Why Our UAE Buy Now Pay Later Services Baseline Commands Reliability
Published estimates diverge because firms choose different service scopes, value definitions, and refresh cadences.
Key gap drivers include whether gross merchandise value or provider revenue is counted, the treatment of deferred-fee POS plans, and currency conversions at constant versus current dirham. Mordor reports state a 2025 market value of USD 4.25 billion, built from shopper-level demand and validated with provider roll-ups, whereas others lean on single-source merchant data or regional averages.
Benchmark comparison
| Market Size | Anonymized source | Primary gap driver |
|---|---|---|
| USD 4.25 B (2025) | Mordor Intelligence | - |
| USD 2.45 B (2024) | Regional Consultancy A | Counts only e-commerce GMV, excludes in-store plans |
| USD 0.13 B (2024) | Trade Journal B | Measures provider fee revenue, not transaction value |
| USD 0.05 B (2024) | Global Consultancy C | Uses retail sample confined to Dubai luxury segment |
In sum, our disciplined scope selection, mixed-method modelling, and annual refresh cycle give decision-makers a balanced, transparent baseline they can retrace and reuse with confidence.
Key Questions Answered in the Report
What is the current size of the UAE BNPL services market?
The UAE BNPL services market is valued at USD 4.25 billion in 2025 and is projected to reach USD 9.84 billion by 2030.
Which industry segment uses BNPL the most in the UAE?
Consumer electronics leads, capturing 32.6% of 2024 transaction value, driven by high average ticket sizes and rapid device replacement cycles.
How fast is point-of-sale BNPL growing compared with online BNPL?

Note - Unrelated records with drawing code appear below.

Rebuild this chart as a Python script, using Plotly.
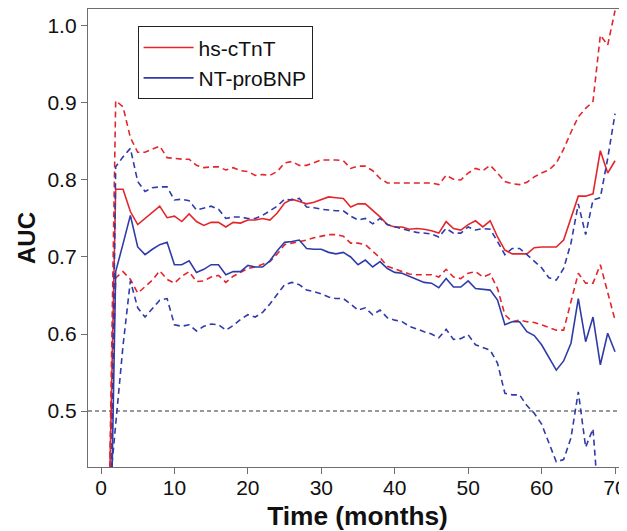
import plotly.graph_objects as go

months = list(range(1, 71))

hs_ctnt_auc = [0.32, 0.788, 0.788, 0.759, 0.742, 0.750, 0.758, 0.766, 0.751, 0.753,
               0.746, 0.756, 0.746, 0.741, 0.745, 0.745, 0.739, 0.745, 0.744, 0.748,
               0.748, 0.750, 0.748, 0.757, 0.770, 0.775, 0.772, 0.769, 0.771, 0.774,
               0.778, 0.777, 0.776, 0.765, 0.769, 0.769, 0.761, 0.752, 0.742, 0.739,
               0.739, 0.736, 0.737, 0.736, 0.734, 0.731, 0.746, 0.737, 0.735, 0.742,
               0.747, 0.739, 0.747, 0.726, 0.709, 0.704, 0.704, 0.704, 0.712, 0.713,
               0.713, 0.713, 0.722, 0.752, 0.779, 0.779, 0.782, 0.838, 0.809, 0.825]
hs_ctnt_upper = [0.31, 0.903, 0.895, 0.855, 0.836, 0.836, 0.840, 0.844, 0.829, 0.828,
                 0.827, 0.827, 0.819, 0.816, 0.817, 0.817, 0.813, 0.816, 0.812, 0.811,
                 0.806, 0.807, 0.806, 0.811, 0.822, 0.824, 0.819, 0.819, 0.822, 0.826,
                 0.826, 0.826, 0.825, 0.815, 0.818, 0.818, 0.812, 0.802, 0.796, 0.796,
                 0.796, 0.796, 0.796, 0.796, 0.796, 0.794, 0.806, 0.801, 0.800, 0.809,
                 0.815, 0.812, 0.819, 0.809, 0.798, 0.795, 0.794, 0.797, 0.804, 0.809,
                 0.813, 0.822, 0.840, 0.862, 0.882, 0.893, 0.902, 0.988, 0.975, 1.020]
hs_ctnt_lower = [0.36, 0.673, 0.681, 0.671, 0.653, 0.662, 0.670, 0.682, 0.671, 0.666,
                 0.675, 0.681, 0.668, 0.669, 0.674, 0.676, 0.667, 0.675, 0.680, 0.685,
                 0.687, 0.690, 0.694, 0.704, 0.716, 0.718, 0.720, 0.722, 0.725, 0.727,
                 0.729, 0.729, 0.727, 0.718, 0.718, 0.716, 0.707, 0.699, 0.688, 0.684,
                 0.681, 0.678, 0.677, 0.677, 0.677, 0.674, 0.684, 0.674, 0.672, 0.679,
                 0.681, 0.674, 0.678, 0.659, 0.625, 0.616, 0.618, 0.616, 0.615, 0.612,
                 0.608, 0.605, 0.605, 0.644, 0.679, 0.666, 0.666, 0.690, 0.653, 0.618]

ntprobnp_auc = [0.15, 0.681, 0.717, 0.754, 0.713, 0.703, 0.710, 0.716, 0.719, 0.690,
                0.690, 0.695, 0.680, 0.684, 0.690, 0.690, 0.677, 0.681, 0.681, 0.689,
                0.687, 0.687, 0.695, 0.708, 0.719, 0.720, 0.722, 0.711, 0.710, 0.710,
                0.706, 0.704, 0.706, 0.700, 0.690, 0.696, 0.687, 0.694, 0.685, 0.680,
                0.679, 0.675, 0.670, 0.667, 0.666, 0.660, 0.672, 0.661, 0.661, 0.669,
                0.659, 0.658, 0.657, 0.644, 0.612, 0.616, 0.616, 0.603, 0.598, 0.586,
                0.570, 0.553, 0.565, 0.588, 0.646, 0.590, 0.622, 0.560, 0.601, 0.577]
ntprobnp_upper = [0.10, 0.817, 0.830, 0.841, 0.798, 0.785, 0.790, 0.791, 0.791, 0.774,
                  0.775, 0.773, 0.761, 0.764, 0.766, 0.762, 0.750, 0.752, 0.752, 0.750,
                  0.750, 0.754, 0.760, 0.766, 0.775, 0.774, 0.776, 0.765, 0.764, 0.762,
                  0.761, 0.760, 0.760, 0.753, 0.748, 0.750, 0.743, 0.750, 0.742, 0.739,
                  0.737, 0.734, 0.732, 0.731, 0.730, 0.726, 0.737, 0.731, 0.731, 0.739,
                  0.735, 0.737, 0.736, 0.720, 0.703, 0.711, 0.711, 0.703, 0.694, 0.686,
                  0.673, 0.670, 0.685, 0.718, 0.769, 0.729, 0.774, 0.777, 0.828, 0.886]
ntprobnp_lower = [0.38, 0.480, 0.585, 0.669, 0.634, 0.622, 0.633, 0.644, 0.646, 0.612,
                  0.610, 0.612, 0.604, 0.610, 0.613, 0.612, 0.605, 0.611, 0.619, 0.625,
                  0.622, 0.628, 0.639, 0.652, 0.664, 0.667, 0.664, 0.657, 0.655, 0.652,
                  0.648, 0.646, 0.646, 0.639, 0.631, 0.634, 0.625, 0.631, 0.621, 0.618,
                  0.616, 0.610, 0.606, 0.603, 0.600, 0.595, 0.606, 0.593, 0.594, 0.599,
                  0.586, 0.583, 0.579, 0.562, 0.523, 0.521, 0.521, 0.507, 0.497, 0.483,
                  0.459, 0.434, 0.437, 0.465, 0.525, 0.453, 0.477, 0.350, 0.350, 0.350]

x_ticks = [0, 10, 20, 30, 40, 50, 60, 70]
y_ticks = [0.5, 0.6, 0.7, 0.8, 0.9, 1.0]
y_tick_labels = ["0.5", "0.6", "0.7", "0.8", "0.9", "1.0"]
reference_auc = 0.5

RED = "#E3262C"
BLUE = "#2F3CA8"
FONT = "Liberation Sans, Arial, sans-serif"
AXIS_GREY = "#6E6E6E"

fig = go.Figure()

series = [
    ("hs-cTnT", hs_ctnt_auc, hs_ctnt_upper, hs_ctnt_lower, RED),
    ("NT-proBNP", ntprobnp_auc, ntprobnp_upper, ntprobnp_lower, BLUE),
]
for name, auc, up, lo, col in series:
    fig.add_trace(go.Scatter(x=months, y=auc, mode="lines", name=name,
                             line=dict(color=col, width=1.6), showlegend=True))
    for band in (up, lo):
        fig.add_trace(go.Scatter(x=months, y=band, mode="lines", name=name,
                                 line=dict(color=col, width=1.6, dash="6px,4px"),
                                 showlegend=False, hoverinfo="skip"))

fig.add_shape(type="line", xref="paper", x0=0, x1=1, yref="y",
              y0=reference_auc, y1=reference_auc,
              line=dict(color="#333333", width=1, dash="4px,3px"), layer="below")

# the page body adds an 8px offset, so the figure is sized to end at the window edge
fig.update_layout(
    width=619, height=523,
    margin=dict(l=80, r=0, t=1, b=64),
    paper_bgcolor="white", plot_bgcolor="white",
    font=dict(family=FONT, color="#111111"),
    showlegend=True,
    legend=dict(x=0.092, y=0.962, xanchor="left", yanchor="top",
                bgcolor="white", bordercolor="#222222", borderwidth=1,
                font=dict(size=21, family=FONT, color="#111111"),
                itemwidth=50, tracegroupgap=0),
    xaxis=dict(range=[-1.77, 71.63], tickvals=x_ticks, ticks="outside", ticklen=6,
               tickcolor=AXIS_GREY, tickwidth=1.3, showline=True, linecolor=AXIS_GREY,
               linewidth=1.3, mirror=True, showgrid=False, zeroline=False,
               automargin=False, ticklabelstandoff=-4,
               tickfont=dict(size=21, family=FONT, color="#111111"),
               title=dict(text="Time (months)", standoff=8,
                          font=dict(size=26.3, family=FONT, weight="bold", color="#111111"))),
    yaxis=dict(range=[0.4273, 1.022], tickvals=y_ticks, ticktext=y_tick_labels,
               ticks="outside", ticklen=6, tickcolor=AXIS_GREY, tickwidth=1.3,
               showline=True, linecolor=AXIS_GREY, linewidth=1.3, mirror=False,
               showgrid=False, zeroline=False, automargin=False,
               tickfont=dict(size=21, family=FONT, color="#111111"),
               title=dict(text="AUC", standoff=5,
                          font=dict(size=24, family=FONT, weight="bold", color="#111111"))),
)

fig.write_html("out.html")
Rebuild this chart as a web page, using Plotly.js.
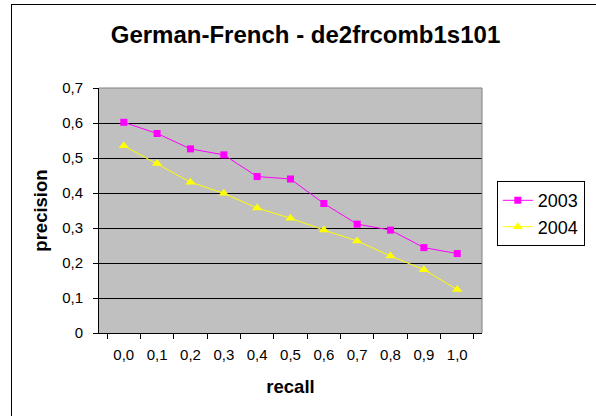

In-store BNPL is forecast to expand at a 20.5% CAGR during 2025-2030, outpacing growth in the already-dominant online channel.
Why are Sharia-compliant BNPL products important in the UAE?
They appeal to the country’s large expatriate and Muslim populations by avoiding interest charges, thereby boosting adoption and customer loyalty.
Which age group is the fastest-growing BNPL user segment?
Generation Z users are expected to grow usage at a 21.4% CAGR through 2030, reflecting their digital-native habits and preference for transparent payment plans.